İHO’larının liselerde 1111 sayısına, orta kısımlarda da 1888 sayısına ulaştığını ve yapımı devam eden birçok çalışmanın olduğunu söyleyen Şişman, ÖNDER’in rehberliği ile tüm İHO dernekleriyle ciddi bir koordinasyon içinde olduklarını ifade etti. İllerde gönüllülük esasına dayanan teşkilatlanmalarını bitirdiklerini, sıranın şimdide tüm ilçelerde teşlilatlanma faaliyetlerini tamamlamak olduğunu söyledi ve Gerede’deki GİMMED’in de bunlardan birisi olduğunu belirtti. Şişman İHO nesli için üretici temennilerde bulunarak konuşmasını bitirdi.

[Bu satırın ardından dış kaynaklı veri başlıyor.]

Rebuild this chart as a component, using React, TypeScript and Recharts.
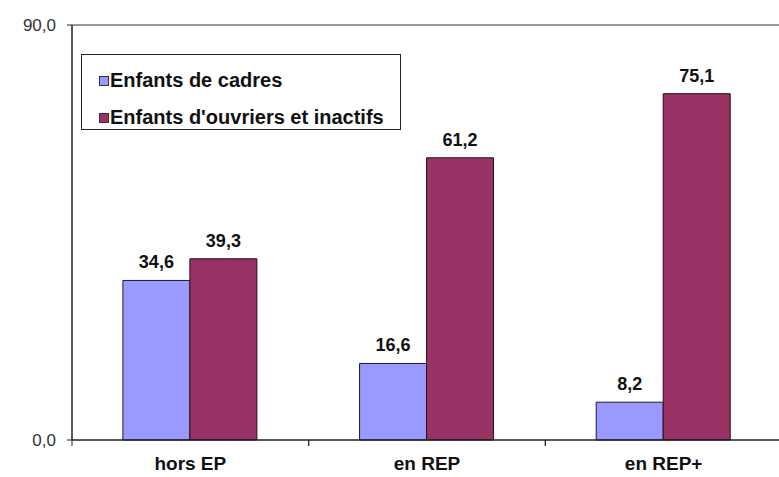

Programın son bölümünde Türkiye’de ve Gerede’de İHO nesline hizmeti geçmiş kişilere teşekkür plaketleri verildi.
Son olarak Harun Ünal kapanış konuşması ve dua yaptı. İHO’larıyla İslam’ı en iyi anlatacak bir nesil yetiştirmesi önemine işaret eden Ünal, bunun için Kur’an’ı ve Sahih Sünnet’i öne çıkartmanın ve Kur’ani kavramları doğru kullanmanın önemine vurgu yaptı. Örnek olarak da Farsça kullanım olan Peygamber lafzının Kur’an’daki Resul ve Nebi kavramlarının farklı boyutlarını ortadan kaldırıp Rabbimizin Resul ve Nebi kavramlarıyla tasnif ederek anlattığı ölçüleri birbirine karıştırdığını açıkladı. Peygamber ifadesinin üretilmiş bir kavram olarak, Rabbimizin Resul ve Nebi kavramlarıyla ayrı ayrı öğrettiği ölçüleri iç içe geçirdiğini ve bu tutumun yanlışlığını Kur’an’dan okuduğu ayet örneklikleriyle ortaya koydu.
Ünal kapanış konuşmasını, İHO’larının bir Şüheda nesli olarak yetişmesi duasıyla bitirdi. Duadan sonra okulun yemekhanesinde öğlen yemeği ikramına müteakip namaz kılındı, bahçede ve Esentepe’de sohbetler edildi, irtibat için anketler dolduruldu ve vedalaşıldı.